AFAIK flooded batteries can be nursed to live longer than
maintenance-proof ones, so I lack the experience to answer that. I
don't own batteries larger than I can carry down the stairs and
outdoors to let them gas freely when I equalize them.

This isn't New Orleans; after a natural disaster the local governments
quickly clean up and repair and only expect FEMA to arrive afterwards
and write checks to cover the cost. My father was the CFO of one of
the state's departments that participated.

The dump trucks and loaders the towns need to clear snow can repair
flood washouts and push fallen trees off the roads, really everything
except paving and building bridges. My one-week storm preparations
could stretch to two weeks but I don't think any longer is likely with
the high level of response I've seen here.

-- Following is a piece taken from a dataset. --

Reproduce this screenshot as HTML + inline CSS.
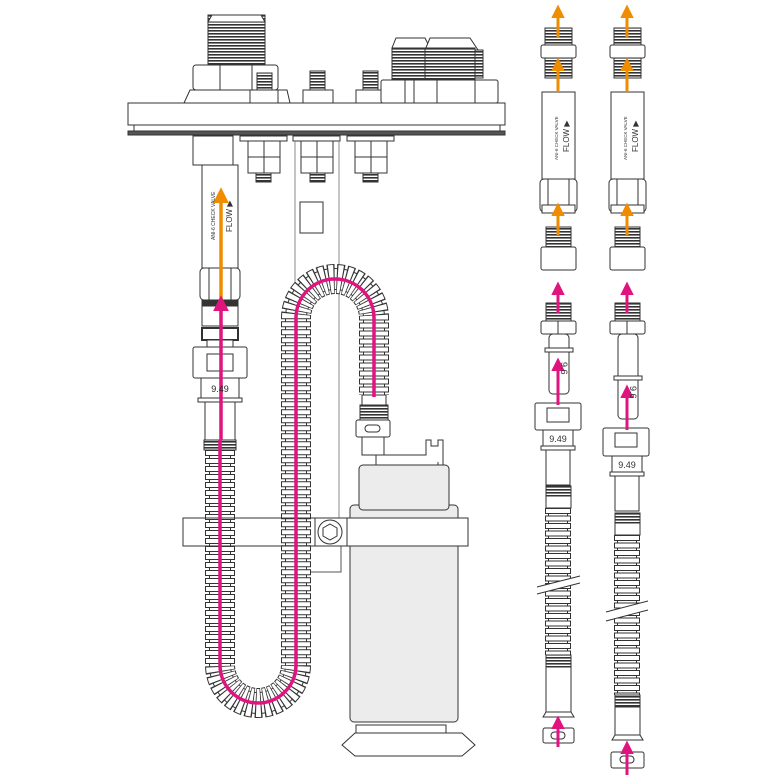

It seems like this would have been done and written about by many a
battery manufacturer by now, or by their ad people. "Our batteries
and chargers are better because..." But I grok the "need to know"
function, too. I believe I'll be getting a lot of experience and
experimentation in the next decade, too, playing with solar.


Neon John posted a good reference to actual experience maintaining
backup batteries. I haven't found much else that gives hard technical
details instead of wishful copywriter promises. I did some work once
on 48V telco battery banks, otherwise my industrial experience is
mainly with Lithiums which are still overly expensive.